En julio de 2014 Viktor Orbán acuñaba el término que acabaría por definir no sólo la naturaleza de su régimen, sino la de tantos otros a lo largo y ancho del planeta: la "democracia iliberal". Aquel hallazgo venía a resumir una suerte de nuevo autoritarismo del siglo XXI que, rechazando los principios básicos del liberalismo occidental, se amparaba en instrumentos democráticos para legitimarse de cara a su electorado amparado en un intenso nacionalismo.
Cuatro años después, Viktor Orbán ha revalidado por cuarta vez consecutiva su liderazgo al frente de Hungría. Lo ha hecho con el 44% de los votos, una cifra que apenas tiene parangón en las democracias europeas, pero que queda significativamente lejos de las exhibiciones de fuerza de otros líderes autoritarios como Vladimir Putin o Xi Jingping. En Hungría hay democracia, sí, pero una democracia controlada, retorcida y donde la competencia política es sospechosa.
Nada ilustra mejor las circunstancias excepcionales de las elecciones húngaras como la naturaleza explosiva del segundo partido más votado, Jobbik, quizá el partido neofascista más exitoso de todo el continente. Junto a Fidesz, la formación de Orbán, la extrema derecha acumula en Hungría casi el 70% de los votos. Un porcentaje alarmante en el seno de la Unión Europea que propulsa de forma paralela otros movimientos "iliberales" en el este continental, tan evidentes como preocupantes.
¿Pero sobre qué base se sustentan dos términos a priori tan contradictorios como "democracia" e "iliberalismo"? En Occidente, la génesis de la primera fue la consecuencia natural de las ideas propulsadas por el liberalismo. En la Hungría según Orbán, un país que escapó en 1989 del yugo comunista, el aprendizaje histórico es otro: la democracia es más efectiva no sobre los principios de apertura política y equilibrios de poderes, sino a partir del estado fuerte y libertades limitadas.
Y de ahí la Hungría resultante: se laminan los derechos electorales de la oposición, pero no se anulan; se reforma la constitución para maniatar las competencias del poder judicial que debería controlar al gobierno; y se combate la libertad de prensa cerrando o sancionando a medios que se desvíen de la línea oficial. Todo ello, sin embargo, se refrenda en unas elecciones, porque el poder de Orbán no es ilimitado y se sostiene sobre el frágil equilibrio de la opinión pública.
De ahí, en gran medida, el populismo de su gobierno. Orbán escucha los impulsos más elementales de su electorado y los proyecta con grandes dosis de demagogia. Acepta los cantos de sirena del irredentismo húngaro; rechaza el intervencionismo europeo en la soberanía húngara; ataca sin piedad a los inmigrantes y refugiados; y aboga por la protección agresiva de la cultura y la tradición cristiana de Hungría. Un hombre fuerte frente a un estado de victimismo permanente.

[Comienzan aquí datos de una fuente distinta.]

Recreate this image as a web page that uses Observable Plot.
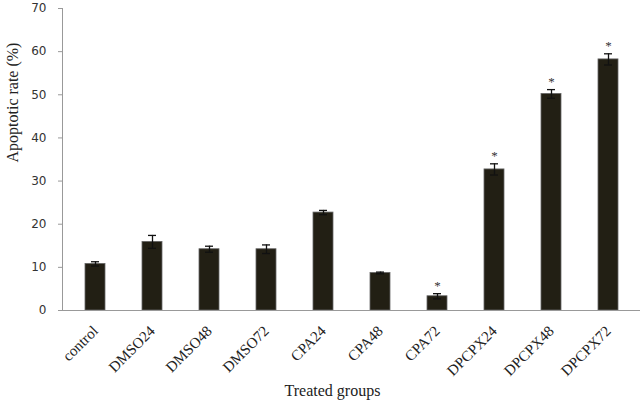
<!DOCTYPE html>
<html>
<head>
<meta charset="utf-8">
<script src="https://cdn.jsdelivr.net/npm/d3@7"></script>
<script src="https://cdn.jsdelivr.net/npm/@observablehq/plot@0.6"></script>
<style>
  html, body { margin: 0; padding: 0; background: #fff; }
  #chart svg { display: block; }
</style>
</head>
<body>
<div id="chart"></div>
<script>
const groups = ["control", "DMSO24", "DMSO48", "DMSO72", "CPA24", "CPA48", "CPA72", "DPCPX24", "DPCPX48", "DPCPX72"];
const rates = [10.8, 15.9, 14.2, 14.2, 22.7, 8.7, 3.3, 32.7, 50.2, 58.2];
const errors = [0.5, 1.5, 0.7, 1.0, 0.5, 0.2, 0.6, 1.3, 1.0, 1.3];
const significant = [false, false, false, false, false, false, true, true, true, true];
const yTicks = [0, 10, 20, 30, 40, 50, 60, 70];
const xTitle = "Treated groups";
const yTitle = "Apoptotic rate (%)";

const data = groups.map((g, i) => ({group: g, rate: rates[i], err: errors[i], sig: significant[i]}));
const sigData = data.filter(d => d.sig);

const plot = Plot.plot({
  width: 644,
  height: 404,
  marginLeft: 62,
  marginRight: 4,
  marginTop: 8,
  marginBottom: 94,
  style: {background: "#fff", overflow: "visible"},
  x: {domain: groups, paddingInner: 0.65, paddingOuter: 0.325, label: null},
  y: {domain: [0, 70], label: null},
  marks: [
    Plot.axisY({
      ticks: yTicks, tickSize: 4, tickPadding: 12, stroke: "#999",
      fontFamily: "DejaVu Sans", fontSize: 12, fill: "#333", label: null
    }),
    Plot.axisX({
      tickSize: 0, tickPadding: 18, tickRotate: -45,
      fontFamily: "Liberation Serif", fontSize: 15, fill: "#222", label: null
    }),
    Plot.frame({anchor: "left", stroke: "#999"}),
    Plot.barY(data, {x: "group", y: "rate", fill: "#221f14", stroke: "#666", strokeWidth: 0.8}),
    Plot.ruleX(data, {x: "group", y1: d => d.rate - d.err, y2: d => d.rate + d.err, stroke: "#111", strokeWidth: 1.3}),
    Plot.tickY(data, {x: "group", y: d => d.rate + d.err, stroke: "#111", strokeWidth: 1.3, inset: 6}),
    Plot.tickY(data, {x: "group", y: d => d.rate - d.err, stroke: "#111", strokeWidth: 1.3, inset: 6}),
    Plot.ruleY([0], {stroke: "#999"}),
    Plot.text(sigData, {x: "group", y: d => d.rate + d.err, text: () => "*", dy: -8, fontFamily: "Liberation Serif", fontSize: 13, fill: "#333"}),
    Plot.text([xTitle], {text: d => d, frameAnchor: "bottom", dy: 85, dx: -19, fontFamily: "Liberation Serif", fontSize: 16, fill: "#222"}),
    Plot.text([yTitle], {text: d => d, frameAnchor: "left", dx: -50, rotate: -90, dy: 3, fontFamily: "Liberation Serif", fontSize: 16, fill: "#222"})
  ]
});
document.getElementById("chart").appendChild(plot);
</script>
</body>
</html>
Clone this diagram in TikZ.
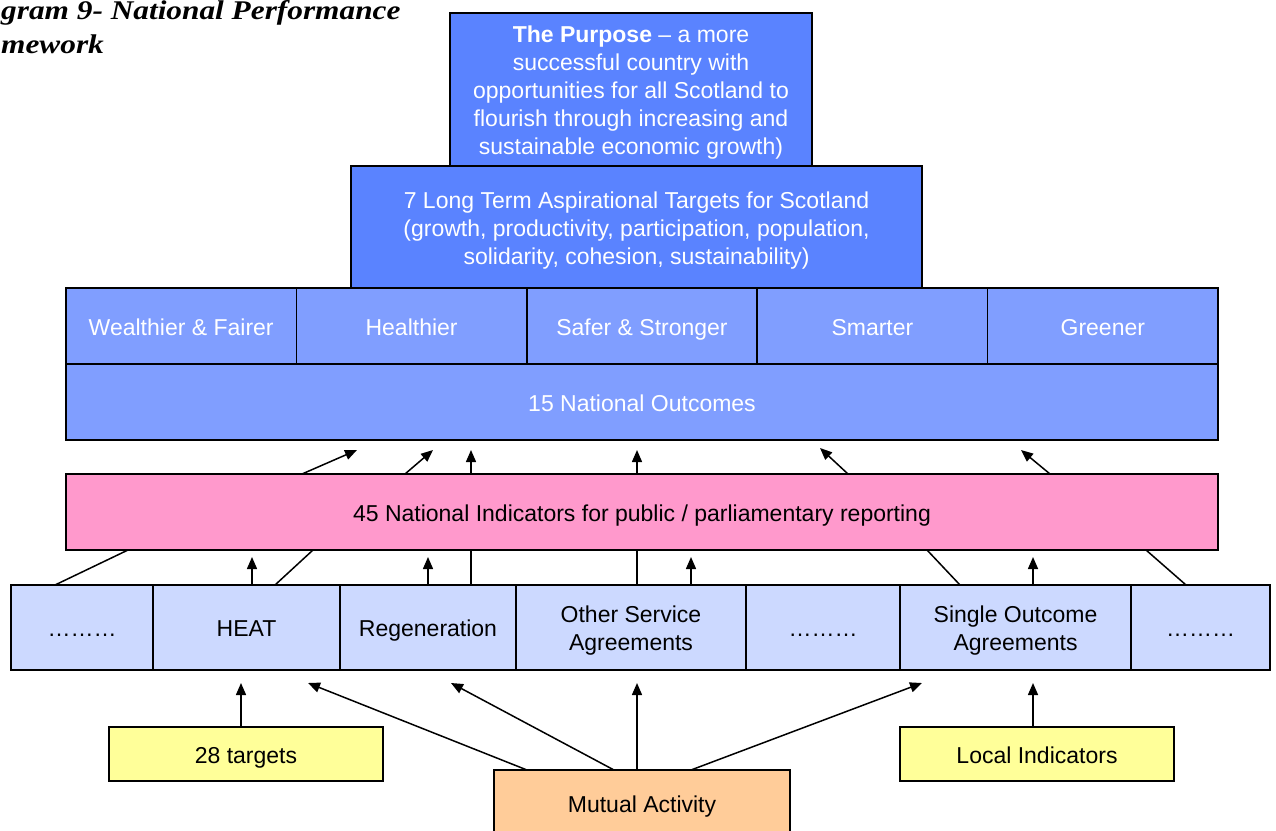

Orbán es el contrapunto sobrio y estable a las débiles y corruptas democracias liberales. Y reafirma su popularidad gracias a un control total de la cultura, el sistema educativo, los medios de comunicación, las universidades, las organizaciones cívicas y los grupos religiosos. Fidesz moldea la opinión pública a su antojo y la conduce hacia el nacionalismo, la mano de hierro y la xenofobia. En Europa se trata de una una receta tan antigua como efectiva
Y una fórmula que está arrasando en el Este de Europa. El ejemplo de Orbán sería de marginal importancia sino fuera por cómo otros países dentro de la Unión Europea lo están mimetizando. El ejemplo más preocupante es Polonia, quinta potencia demográfica del continente cuyo gobierno está siguiendo los mismos pasos que el húngaro. Supresión de las competencias del Tribunal Constitucional, limitación de la prensa y una intensa, palpable política anti-inmigración.
Dentro de la UE, Eslovaquia y Bulgaria están coqueteando con discursos y actitudes similares a las de Orbán. Fuera de ella, Turquía ha mimetizado los progresos "iliberales" de Viktor Orbán. Regímenes donde la arquitectura del liberalismo ha sido volada por los aires, y donde la democracia se hipoteca a un proyecto nacional en manos de una élite fiscalizada sólo parcialmente por el pueblo. La última parada es la Rusia de Putin. Orbán aún está lejos de ella. Pero desde luego aún más lejos del modelo democrático que defiende la Unión Europea.